• TASK DIRECTIONS: Your task is to repeat all of the data exactly while excluding the pictures.

• DATASET CONTENT:
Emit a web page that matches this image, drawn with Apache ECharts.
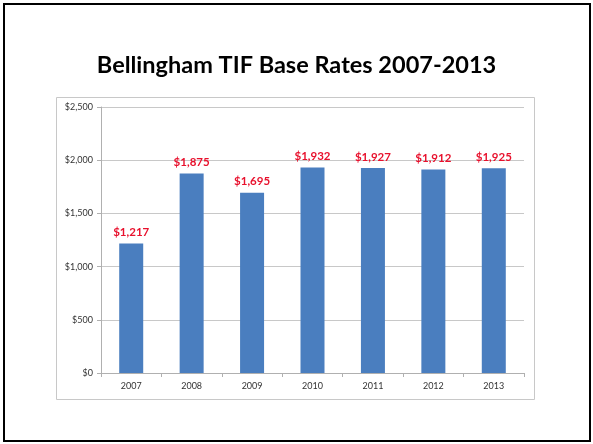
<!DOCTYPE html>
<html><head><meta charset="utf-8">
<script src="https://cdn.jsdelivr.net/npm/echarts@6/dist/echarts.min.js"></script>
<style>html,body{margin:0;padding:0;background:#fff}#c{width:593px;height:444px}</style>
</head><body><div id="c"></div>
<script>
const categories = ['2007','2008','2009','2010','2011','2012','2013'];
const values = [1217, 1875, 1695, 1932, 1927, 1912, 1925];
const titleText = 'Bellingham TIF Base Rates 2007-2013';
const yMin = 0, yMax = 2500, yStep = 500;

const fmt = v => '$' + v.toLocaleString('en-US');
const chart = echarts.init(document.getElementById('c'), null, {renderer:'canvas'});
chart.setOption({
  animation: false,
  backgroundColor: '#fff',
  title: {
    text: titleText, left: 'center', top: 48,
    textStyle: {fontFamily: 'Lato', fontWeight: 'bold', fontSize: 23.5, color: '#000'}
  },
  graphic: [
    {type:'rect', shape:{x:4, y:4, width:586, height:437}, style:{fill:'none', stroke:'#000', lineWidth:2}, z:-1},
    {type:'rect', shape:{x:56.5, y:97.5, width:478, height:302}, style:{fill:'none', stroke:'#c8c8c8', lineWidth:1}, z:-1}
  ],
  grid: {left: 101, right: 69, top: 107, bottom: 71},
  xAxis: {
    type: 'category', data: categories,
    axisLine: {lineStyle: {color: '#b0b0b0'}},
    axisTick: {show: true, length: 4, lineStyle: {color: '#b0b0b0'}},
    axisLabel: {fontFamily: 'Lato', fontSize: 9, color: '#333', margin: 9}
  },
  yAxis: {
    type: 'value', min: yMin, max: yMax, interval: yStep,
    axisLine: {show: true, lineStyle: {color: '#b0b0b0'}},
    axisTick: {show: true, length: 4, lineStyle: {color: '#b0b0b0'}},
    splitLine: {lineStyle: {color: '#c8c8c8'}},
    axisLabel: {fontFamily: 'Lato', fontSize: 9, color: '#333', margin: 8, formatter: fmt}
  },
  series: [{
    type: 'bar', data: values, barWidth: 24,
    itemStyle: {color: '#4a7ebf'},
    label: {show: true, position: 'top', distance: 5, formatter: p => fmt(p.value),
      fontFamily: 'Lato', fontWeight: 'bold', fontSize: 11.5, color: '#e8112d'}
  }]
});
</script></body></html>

• EXPECTED ANSWER:
Emit a web page that matches this image, drawn with Apache ECharts.
<!DOCTYPE html>
<html><head><meta charset="utf-8">
<script src="https://cdn.jsdelivr.net/npm/echarts@6/dist/echarts.min.js"></script>
<style>html,body{margin:0;padding:0;background:#fff}#c{width:593px;height:444px}</style>
</head><body><div id="c"></div>
<script>
const categories = ['2007','2008','2009','2010','2011','2012','2013'];
const values = [1217, 1875, 1695, 1932, 1927, 1912, 1925];
const titleText = 'Bellingham TIF Base Rates 2007-2013';
const yMin = 0, yMax = 2500, yStep = 500;

const fmt = v => '$' + v.toLocaleString('en-US');
const chart = echarts.init(document.getElementById('c'), null, {renderer:'canvas'});
chart.setOption({
  animation: false,
  backgroundColor: '#fff',
  title: {
    text: titleText, left: 'center', top: 48,
    textStyle: {fontFamily: 'Lato', fontWeight: 'bold', fontSize: 23.5, color: '#000'}
  },
  graphic: [
    {type:'rect', shape:{x:4, y:4, width:586, height:437}, style:{fill:'none', stroke:'#000', lineWidth:2}, z:-1},
    {type:'rect', shape:{x:56.5, y:97.5, width:478, height:302}, style:{fill:'none', stroke:'#c8c8c8', lineWidth:1}, z:-1}
  ],
  grid: {left: 101, right: 69, top: 107, bottom: 71},
  xAxis: {
    type: 'category', data: categories,
    axisLine: {lineStyle: {color: '#b0b0b0'}},
    axisTick: {show: true, length: 4, lineStyle: {color: '#b0b0b0'}},
    axisLabel: {fontFamily: 'Lato', fontSize: 9, color: '#333', margin: 9}
  },
  yAxis: {
    type: 'value', min: yMin, max: yMax, interval: yStep,
    axisLine: {show: true, lineStyle: {color: '#b0b0b0'}},
    axisTick: {show: true, length: 4, lineStyle: {color: '#b0b0b0'}},
    splitLine: {lineStyle: {color: '#c8c8c8'}},
    axisLabel: {fontFamily: 'Lato', fontSize: 9, color: '#333', margin: 8, formatter: fmt}
  },
  series: [{
    type: 'bar', data: values, barWidth: 24,
    itemStyle: {color: '#4a7ebf'},
    label: {show: true, position: 'top', distance: 5, formatter: p => fmt(p.value),
      fontFamily: 'Lato', fontWeight: 'bold', fontSize: 11.5, color: '#e8112d'}
  }]
});
</script></body></html>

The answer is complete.